Тем не менее открытие границ собственного невежества слишком сильно ударяло по гордому самолюбию и самомнению собеседников Сократа, многих из которых интересовал на самом деле не поиск истины, а своя репутация и статус среди других. Потерю своего лица они воспринимали как личное оскорбление и поэтому готовы были сурово отомстить Сократу.
Философа вызвали в суд и обвинили в развращении умов молодёжи, а также в том, что он не признает богов, признаваемых государством, и вводит вместо них другие, новые божества.
Свою защиту Сократ, который к моменту этих событий был глубоким 70-летним стариком, начал с того, что обвинения, выдвинутые против него, – это клевета, а также рассказал историю того, как он стал философом. Однажды Херефонт, человек, пользующийся большим уважением среди судей, приехал в Дельфы и спросил у Пифии, нет ли кого-нибудь мудрее Сократа. И Пифия ответила, что среди людей мудрее него никого нет. Услышав это, Сократ сильно удивился, потому что не считал себя мудрым и долго думал о том, что означают эти слова Пифии. Он решил доказать, что Пифия ошиблась, поэтому пошёл к одному из людей, слывших мудрыми. «Ну и когда я, – говорит Сократ, – присмотрелся к этому человеку – называть его по имени нет никакой надобности, скажу только, что человек, глядя на которого я увидал то, что я увидал, был одним из государственных людей, о мужи афиняне, – так вот, когда я к нему присмотрелся (да побеседовал с ним), то мне показалось, что этот муж только кажется мудрым и многим другим, и особенно самому себе, а чтобы в самом деле он был мудрым, этого нет; и я старался доказать ему, что он только считает себя мудрым, а на самом деле не мудр. От этого и сам он, и многие из присутствовавших возненавидели меня».

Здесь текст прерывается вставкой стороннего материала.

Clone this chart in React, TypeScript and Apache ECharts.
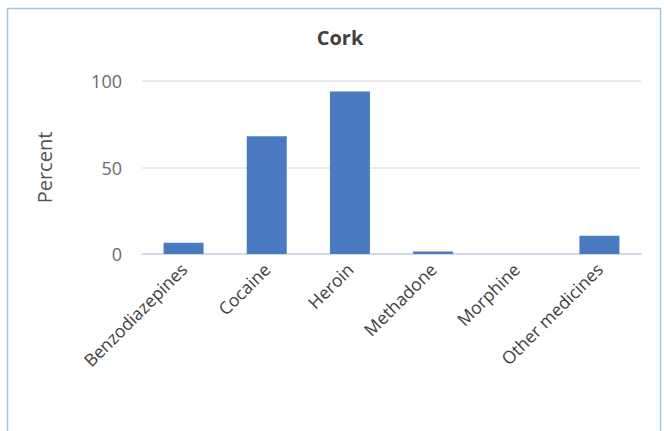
import React, { useEffect, useRef } from "react";
import * as echarts from "echarts";

const categories = ["Benzodiazepines", "Cocaine", "Heroin", "Methadone", "Morphine", "Other medicines"];
const values = [6.5, 68, 94, 1.5, 0, 10.5];
const yTicks = { min: 0, max: 100, interval: 50 };
const title = "Cork";
const yName = "Percent";

export default function App() {
  const ref = useRef<HTMLDivElement>(null);
  useEffect(() => {
    const chart = echarts.init(ref.current!, null, { renderer: "svg" });
    const font = "Open Sans, Noto Sans, sans-serif";
    chart.setOption({
      animation: false,
      backgroundColor: "#ffffff",
      title: {
        text: title,
        left: 335,
        textAlign: "center",
        top: 22,
        textStyle: { fontFamily: font, fontSize: 20, fontWeight: "bold", color: "#404040" },
      },
      graphic: [
        {
          type: "rect",
          shape: { x: 7.5, y: 8.5, width: 653, height: 440 },
          style: { fill: "none", stroke: "#a6c3e3", lineWidth: 1.5 },
          silent: true,
        },
      ],
      grid: { left: 142, right: 23, top: 81, bottom: 177, containLabel: false },
      xAxis: {
        type: "category",
        data: categories,
        axisLine: { show: true, lineStyle: { color: "#c9d5ea", width: 1.5 } },
        axisTick: { show: false },
        axisLabel: {
          rotate: 45,
          interval: 0,
          margin: 12,
          fontFamily: font,
          fontSize: 17.5,
          color: "#404040",
        },
      },
      yAxis: {
        type: "value",
        min: yTicks.min,
        max: yTicks.max,
        interval: yTicks.interval,
        name: yName,
        nameLocation: "middle",
        nameGap: 88,
        nameRotate: 90,
        nameTextStyle: { fontFamily: font, fontSize: 20, fontWeight: "normal", color: "#555555" },
        axisLine: { show: false },
        axisTick: { show: false },
        axisLabel: { fontFamily: font, fontSize: 18, color: "#6b6b6b", margin: 20 },
        splitLine: { lineStyle: { color: "#e3e3e3", width: 1.5 } },
      },
      series: [
        {
          type: "bar",
          data: values,
          barWidth: 40,
          itemStyle: { color: "#4a7abf" },
        },
      ],
    });
    return () => chart.dispose();
  }, []);
  return (
    <div
      ref={ref}
      style={{ position: "absolute", left: 0, top: 0, width: 664, height: 431 }}
    />
  );
}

Но Сократ не сдавался. Он стремился найти подлинных мудрецов, однако все эти влиятельные люди, слывшие мудрецами, на поверку лишь казались, но не являлись таковыми на самом деле. Так Сократ разоблачил вообще всех людей, слывшими мудрыми, и тем самым стал в глазах других горожан самым великим мудрецом во всех Афинах, хотя сам себя таковым Сократ, разумеется, не считал.